Alert: nworks VMware: ESX Host Memory Swap Rate has exceeded threshold

Issue: There are other alerts that cover this with the nworks management pack which are more relevant. This is a measure of how often a host is swapping to memory, which is not as relevant as the nworks VirtualCenter: ESX Host Memory Alarm. These were generating a significant number of alerts in this management pack and were not actionable.

Resolution: Disabled the alerts via an override to the nworks_Overrides management pack. Veeam changes these to a Consecutive Sample in v5.5, which should change the frequency of this alert. If these alerts are due to spikes, the situation should go away in v5.5.

Alert: nworks Virtual Infrastructure Collector

Issue: Just after installation of the nworks management pack this alert appeared.

Resolution: Used the nworks VIC Configuration tool to specify the VirtualCenter server, and started the collector service within the same user interface. Closed the alert in the OpsMgr console.

Alert: nworks VMware: VM CPU Usage has exceeded threshold

Issue: The default threshold in this management pack alerted as 35% for a warning and 38% for a critical level. These VMware systems are highly utilized on a daily basis making these thresholds too low for daily monitoring. These alerts were generating every few minutes in this environment.

Resolution: Created an override for all objects of type: vCPU to be 70% for a warning and 75% for a critical level. To do this, set Threshold2 to 75 and Threshold1 to 70, and store it in an nworks_Overrides management pack. In version 5.5 of the management pack, Veeam disables this alert and replaces it with a new one based on a consecutive sample with 90% generating a critical error.

Alert: Failed Accessing Windows Event Log

Issue:
This alert appeared just after installing the nworks management pack.

Resolution: Used the nworks VIC Configuration tool to specify the VirtualCenter server, and started the collector service within the same user interface. Closed the alert in the OpsMgr console.

Alert: nworks VMware: ESX Host Available Memory has dropped below threshold

Issue: Per my VMware SME, “All of these memory issues are false alarms. I'm watching them, and not a single one is even close. We might want to just disable this alarm for now.”

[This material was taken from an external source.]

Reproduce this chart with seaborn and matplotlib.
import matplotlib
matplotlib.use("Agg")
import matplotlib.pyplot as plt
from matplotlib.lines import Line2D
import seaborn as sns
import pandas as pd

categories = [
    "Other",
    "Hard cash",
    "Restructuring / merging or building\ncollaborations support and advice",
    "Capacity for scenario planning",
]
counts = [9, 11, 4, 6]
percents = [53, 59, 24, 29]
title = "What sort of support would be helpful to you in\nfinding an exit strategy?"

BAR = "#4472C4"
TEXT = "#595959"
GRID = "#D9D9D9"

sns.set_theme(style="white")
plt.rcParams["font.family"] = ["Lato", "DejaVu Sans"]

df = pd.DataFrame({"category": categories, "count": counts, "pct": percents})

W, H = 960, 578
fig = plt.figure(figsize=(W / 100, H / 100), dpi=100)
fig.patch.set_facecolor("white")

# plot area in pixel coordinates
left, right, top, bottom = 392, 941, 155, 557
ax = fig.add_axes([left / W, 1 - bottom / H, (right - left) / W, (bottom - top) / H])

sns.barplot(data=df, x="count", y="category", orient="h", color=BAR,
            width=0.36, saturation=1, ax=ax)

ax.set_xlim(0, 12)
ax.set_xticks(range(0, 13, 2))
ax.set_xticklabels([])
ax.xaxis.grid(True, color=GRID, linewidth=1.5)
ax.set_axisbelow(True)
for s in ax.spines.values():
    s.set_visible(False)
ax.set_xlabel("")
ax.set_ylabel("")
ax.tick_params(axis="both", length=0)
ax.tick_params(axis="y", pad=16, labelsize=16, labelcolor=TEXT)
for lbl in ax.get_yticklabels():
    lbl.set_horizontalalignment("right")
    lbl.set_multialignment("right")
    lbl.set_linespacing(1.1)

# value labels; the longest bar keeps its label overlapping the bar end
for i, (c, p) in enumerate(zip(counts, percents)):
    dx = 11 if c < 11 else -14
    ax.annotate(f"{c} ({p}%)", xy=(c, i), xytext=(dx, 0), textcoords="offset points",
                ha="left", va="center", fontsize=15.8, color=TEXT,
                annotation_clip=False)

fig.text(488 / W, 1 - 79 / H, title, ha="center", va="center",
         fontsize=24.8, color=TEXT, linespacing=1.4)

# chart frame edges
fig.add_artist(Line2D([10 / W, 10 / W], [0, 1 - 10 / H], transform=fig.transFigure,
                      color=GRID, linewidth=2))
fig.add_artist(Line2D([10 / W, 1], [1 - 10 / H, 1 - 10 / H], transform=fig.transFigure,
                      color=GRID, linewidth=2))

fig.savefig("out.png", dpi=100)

Resolution: Created an override to disable this alert and put it into the nworks_Overrides management pack. Veeam states this is fixed in Version 5.5 of the management pack.

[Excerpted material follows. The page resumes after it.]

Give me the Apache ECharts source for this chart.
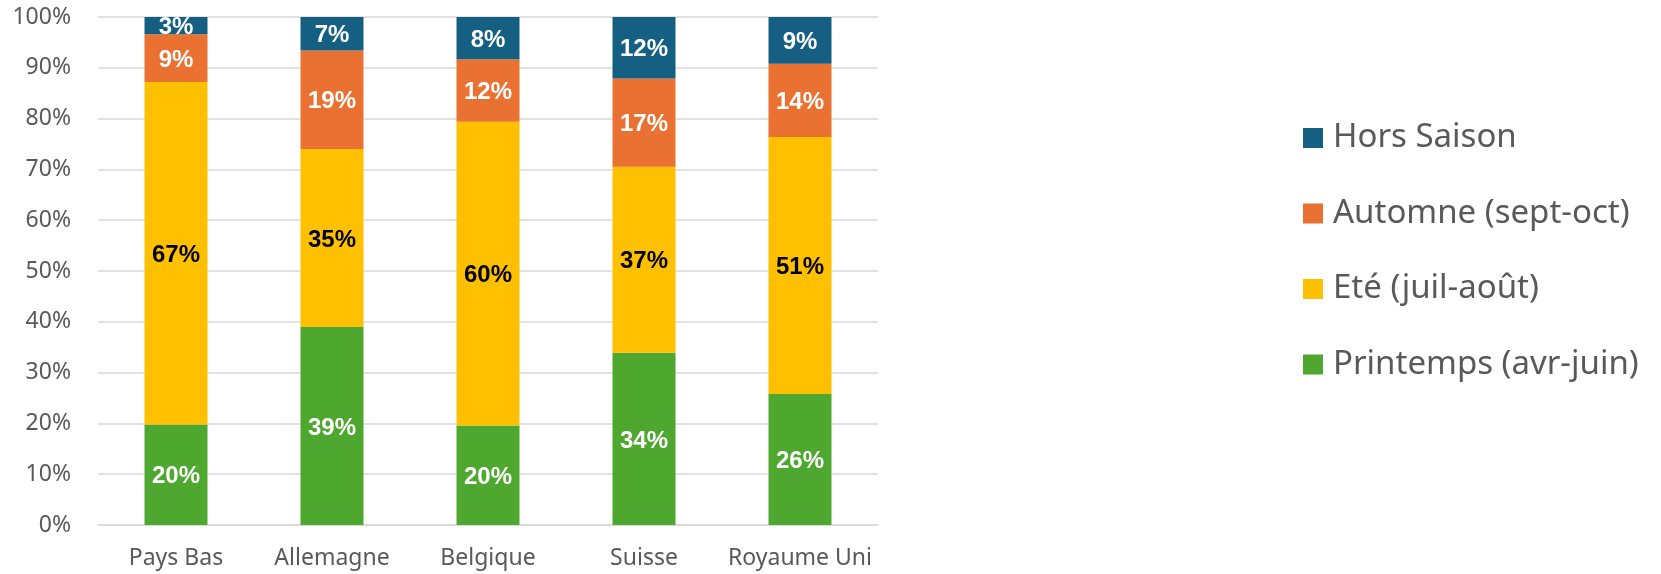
<!DOCTYPE html>
<html>
<head>
<meta charset="utf-8">
<script src="https://cdn.jsdelivr.net/npm/echarts@6/dist/echarts.min.js"></script>
<style>
  html, body { margin: 0; padding: 0; background: #ffffff; }
  #chart { width: 1661px; height: 574px; }
</style>
</head>
<body>
<div id="chart"></div>
<script>
// Countries on the x axis
const countries = ['Pays Bas', 'Allemagne', 'Belgique', 'Suisse', 'Royaume Uni'];

// Share of stays per season (%), stacked bottom to top
const printemps = [19.8, 39.0, 19.6, 33.9, 25.8];
const ete       = [67.4, 35.0, 59.8, 36.6, 50.6];
const automne   = [9.4, 19.4, 12.3, 17.4, 14.4];
const horsSaison = [3.4, 6.6, 8.3, 12.1, 9.2];

const seriesNames = ['Printemps (avr-juin)', 'Eté (juil-août)', 'Automne (sept-oct)', 'Hors Saison'];
const seriesColors = ['#4EA72E', '#FFC000', '#E97132', '#156082'];
const labelColors = ['#ffffff', '#000000', '#ffffff', '#ffffff'];
const seriesValues = [printemps, ete, automne, horsSaison];

const chart = echarts.init(document.getElementById('chart'), null, { renderer: 'canvas' });

const series = seriesNames.map((name, i) => ({
  name: name,
  type: 'bar',
  stack: 'total',
  barWidth: 63,
  data: seriesValues[i],
  itemStyle: { color: seriesColors[i] },
  label: {
    show: true,
    position: 'inside',
    offset: [0, 2],
    formatter: p => Math.round(p.value) + '%',
    color: labelColors[i],
    fontFamily: 'Liberation Sans',
    fontWeight: 'bold',
    fontSize: 24
  }
}));

chart.setOption({
  animation: false,
  backgroundColor: '#ffffff',
  grid: { left: 98, right: 783, top: 17, bottom: 49, outerBoundsMode: 'none' },
  legend: {
    orient: 'vertical',
    left: 1298,
    top: 115,
    itemWidth: 20,
    itemHeight: 20,
    itemGap: 39.5,
    icon: 'rect',
    data: seriesNames.slice().reverse(),
    textStyle: {
      color: '#595959',
      fontFamily: 'Noto Sans',
      fontSize: 33,
      lineHeight: 36,
      padding: [0, 0, 0, 5]
    }
  },
  xAxis: {
    type: 'category',
    data: countries,
    axisLine: { show: true, lineStyle: { color: '#d9d9d9', width: 1.5 } },
    axisTick: { show: false },
    axisLabel: { interval: 0, color: '#595959', fontFamily: 'Noto Sans', fontSize: 23, margin: 22 }
  },
  yAxis: {
    type: 'value',
    min: 0,
    max: 100,
    interval: 10,
    axisLine: { show: false },
    axisTick: { show: false },
    splitLine: { lineStyle: { color: '#d9d9d9', width: 1.5 } },
    axisLabel: { formatter: '{value}%', color: '#595959', fontFamily: 'Noto Sans', fontSize: 23, margin: 27 }
  },
  series: series
});
</script>
</body>
</html>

Alert: nworks VMware: VM CPU Ready value has exceeded threshold

Issue:
Warning level and critical level alerts were being generated; this was the #1 most common alert in the environment. The alert means that the virtual machine is in need of resources and the host does not have any available. We received a value of 3 for warning, value of 5 for critical. In a production environment, this would indicate that the cluster is now overwhelmed/we are out of resources on the cluster. These values make sense in a production non-overwhelmed environment. In this case, the environment is overloaded, so these need to be adjusted. Investigate what a median value for this is. We exported the performance data for this counter into Excel as an XML data file and found there was a spike of this value to 126,185, among other spikes.

Resolution: Short term, we have set the warning level to 10 as this represents a situation where resources are not sufficient. And an error level of 1000 as this represents a situation that should be mathematically impossible based upon the maximum of 100% (but we are still seeing it). Closed the warning and critical level alerts. Veeam states this issue is resolved in version 5.5 of the nworks management pack. The alert will have a new single threshold of 20% for warning and be based on a Consecutive Sample.

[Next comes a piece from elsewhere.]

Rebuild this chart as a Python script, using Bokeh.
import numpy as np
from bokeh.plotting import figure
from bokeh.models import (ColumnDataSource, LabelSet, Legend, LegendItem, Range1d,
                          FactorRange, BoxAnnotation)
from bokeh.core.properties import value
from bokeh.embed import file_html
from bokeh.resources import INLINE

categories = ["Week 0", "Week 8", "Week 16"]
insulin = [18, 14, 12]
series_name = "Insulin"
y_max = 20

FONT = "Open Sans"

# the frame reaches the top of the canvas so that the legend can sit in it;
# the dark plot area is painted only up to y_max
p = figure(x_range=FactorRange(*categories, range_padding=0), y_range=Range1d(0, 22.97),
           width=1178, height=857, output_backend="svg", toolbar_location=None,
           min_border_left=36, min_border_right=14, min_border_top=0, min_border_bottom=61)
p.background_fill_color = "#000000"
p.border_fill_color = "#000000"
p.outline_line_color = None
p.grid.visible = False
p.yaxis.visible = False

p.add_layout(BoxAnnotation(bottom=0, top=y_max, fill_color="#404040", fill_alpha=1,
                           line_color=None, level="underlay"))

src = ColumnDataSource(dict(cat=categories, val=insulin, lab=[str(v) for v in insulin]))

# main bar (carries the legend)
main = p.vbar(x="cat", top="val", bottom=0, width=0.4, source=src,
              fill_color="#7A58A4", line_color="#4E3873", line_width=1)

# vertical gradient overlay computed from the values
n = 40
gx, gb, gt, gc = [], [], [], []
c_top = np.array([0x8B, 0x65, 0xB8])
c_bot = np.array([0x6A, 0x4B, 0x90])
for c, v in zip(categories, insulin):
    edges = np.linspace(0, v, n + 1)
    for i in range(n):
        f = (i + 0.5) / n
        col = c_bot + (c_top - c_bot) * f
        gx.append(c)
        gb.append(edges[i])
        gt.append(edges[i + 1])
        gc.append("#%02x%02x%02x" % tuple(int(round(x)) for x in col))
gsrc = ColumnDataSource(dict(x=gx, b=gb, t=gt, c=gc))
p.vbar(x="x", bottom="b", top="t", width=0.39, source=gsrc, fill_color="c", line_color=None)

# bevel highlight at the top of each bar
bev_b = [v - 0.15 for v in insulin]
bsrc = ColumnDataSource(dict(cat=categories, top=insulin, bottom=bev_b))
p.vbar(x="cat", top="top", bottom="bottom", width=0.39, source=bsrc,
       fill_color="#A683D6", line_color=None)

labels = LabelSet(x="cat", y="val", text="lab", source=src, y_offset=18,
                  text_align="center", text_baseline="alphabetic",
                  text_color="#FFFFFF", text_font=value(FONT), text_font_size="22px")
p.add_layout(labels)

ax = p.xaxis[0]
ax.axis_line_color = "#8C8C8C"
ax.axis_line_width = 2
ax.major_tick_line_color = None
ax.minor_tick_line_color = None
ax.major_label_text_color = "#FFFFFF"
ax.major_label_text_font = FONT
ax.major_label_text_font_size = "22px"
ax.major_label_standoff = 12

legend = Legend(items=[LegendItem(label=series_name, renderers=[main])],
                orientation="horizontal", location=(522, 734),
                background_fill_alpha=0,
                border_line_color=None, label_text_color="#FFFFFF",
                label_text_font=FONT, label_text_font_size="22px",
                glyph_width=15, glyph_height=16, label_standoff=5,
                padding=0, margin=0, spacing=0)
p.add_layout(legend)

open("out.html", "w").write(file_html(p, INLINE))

Alert: nworks VMware: ESX Host Hardware Sensor has breached threshold

Issue:
Temperature sensors state that they are reporting in a range that is an alert in nworks, but does not appear to be an alert in either IBM Director or VMware Virtual Center. Tracking these down, we found that all of these were reporting from a single chassis (chassis 1). Investigated these errors, but these seem to have no basis in reality on the systems which are reporting the errors. We checked both through the VMware Virtual Center and through the IBM Blade Chassis software to validate this.

Resolution: Created an override to disable these alerts and put them into the nworks_Overrides management pack.

Alert: nworks VirtualCenter: ESX Host CPU Alarm changed to Yellow

Issue:
This is linked to other alerts such as high CPU, low memory, or other host bottlenecks. Since there is no way to tie together the alerts for CPU/Memory to the yellow/red state alerts, the best option is to disable the CPU alerting and use the green/yellow/red state monitors for the host systems.

Resolution: Disabling the nworks VMware: ESX Host CPU has exceeded usage threshold alert based upon this item. We do not want the alerts for the individual CPUs, but they are beneficial for the entire host (Total counter). This did not disable either the cluster or the host total CPU monitoring. We have been informed that Version 5.5 will only use the _Total monitor.

Alert: nworks VirtualCenter: Enabling HA agent on Host

Issue: Multiple hosts in a VMware Cluster are setup through HA to talk between the multiple systems. Should one of them go down and stop responding to ‘hello’ it checks with its other neighbors, who identify who is isolated and perform a defined action. This is seen whenever a system goes into or out of maintenance mode, or when it is rebooted. This is part of the normal functionality of VMware.

Resolution: Create an override to disable this alert, as enabling on these is done as a result of manual actions that we are performing ,such as putting the system into maintenance mode or rebooting the system. This alert is disabled out-of-the box in version 5.5 of the management pack.

Alert: nworks VirtualCenter: HA Agent Disabled

Issue: Multiple hosts in a VMware Cluster are setup through HA to talk between the multiple systems. Should one of them go down and stop responding to "hello," it checks with its other neighbors, who identify who is isolated and perform a defined action. This is seen whenever a system goes into our out of maintenance mode, or when it is rebooted. This is part of the normal functionality of VMware.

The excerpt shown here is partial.